Die hessische CDU warf Ypsilanti Wortbruch vor. Mit ihrer angeblichen Suche nach wechselnden Mehrheiten wolle Ypsilanti nur von ihrer Zusammenarbeit mit "Kommunisten" ablenken. CDU-Generalsekretär Ronald Pofalla sagte: "Der Wortbruch hat jetzt einen Namen, und der heißt Ypsilanti."

FDP-Vorsitzender Guido Westerwelle forderte Bundeskanzlerin Angela Merkel (CDU) auf, die SPD-Minister in ihrem Kabinett zu entlassen und Neuwahlen anzustreben. Die Union könne nicht zur Tagesordnung übergehen, wenn "SPD und Grüne eine andere Republik mit Sozialisten und Kommunisten vorbereiten", sagte Westerwelle der "Neuen Ruhr/Rhein Zeitung" (Mittwoch).

Unions-Fraktionschef Volker Kauder (CDU) versicherte dagegen, die große Koalition in Berlin werde ihre Arbeit fortsetzen. Das Klima sieht Kauder durch das hessische Vorgehen "ein wenig" belastet. Er betonte auch: "Bei der nächsten Bundestagswahl kann man sich auf nichts verlassen, was die SPD sagt." Die Menschen müssten wissen, dass das, was die SPD vor Wahlen sage, nach Wahlen nicht mehr gelte. "Wer der SPD bei der nächsten Bundestagswahl seine Stimme gibt, weiß nicht, was sie mit der Stimme macht."

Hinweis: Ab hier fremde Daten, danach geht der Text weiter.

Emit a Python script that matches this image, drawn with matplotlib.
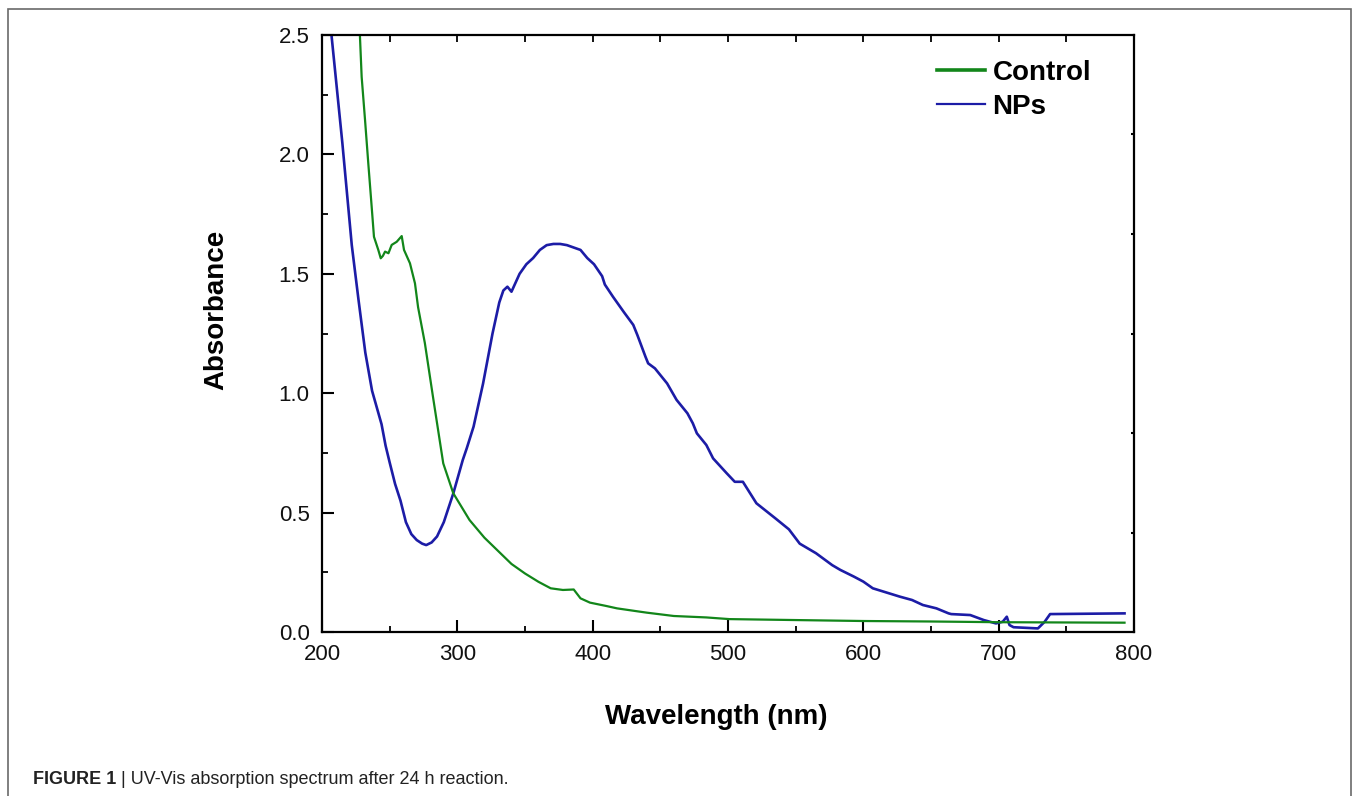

Streit in der SPD geht munter weiter

Der Sprecher der konservativen "Seeheimer" in der SPD, Klaas Hübner, wandte sich erneut gegen eine rot-rote Zusammenarbeit in Hessen. "Ich würde das für einen Fehler halten", der die Glaubwürdigkeit der SPD gefährde, sagte er. Für die SPD-Linken sagte dagegen Fraktionsvize Ludwig Stiegler, die hessische Sozialdemokratie habe sich genügend um eine andere Koalition bemüht, etwa mit der FDP, die eine "Ampel" mit SPD und Grünen ablehnt. Das bezweifelte hingegen der SPD-Wirtschaftsexperte Rainer Wend. "Wo hat es denn die inhaltlichen Angebote an die FDP gegeben?" fragte er im "Handelsblatt".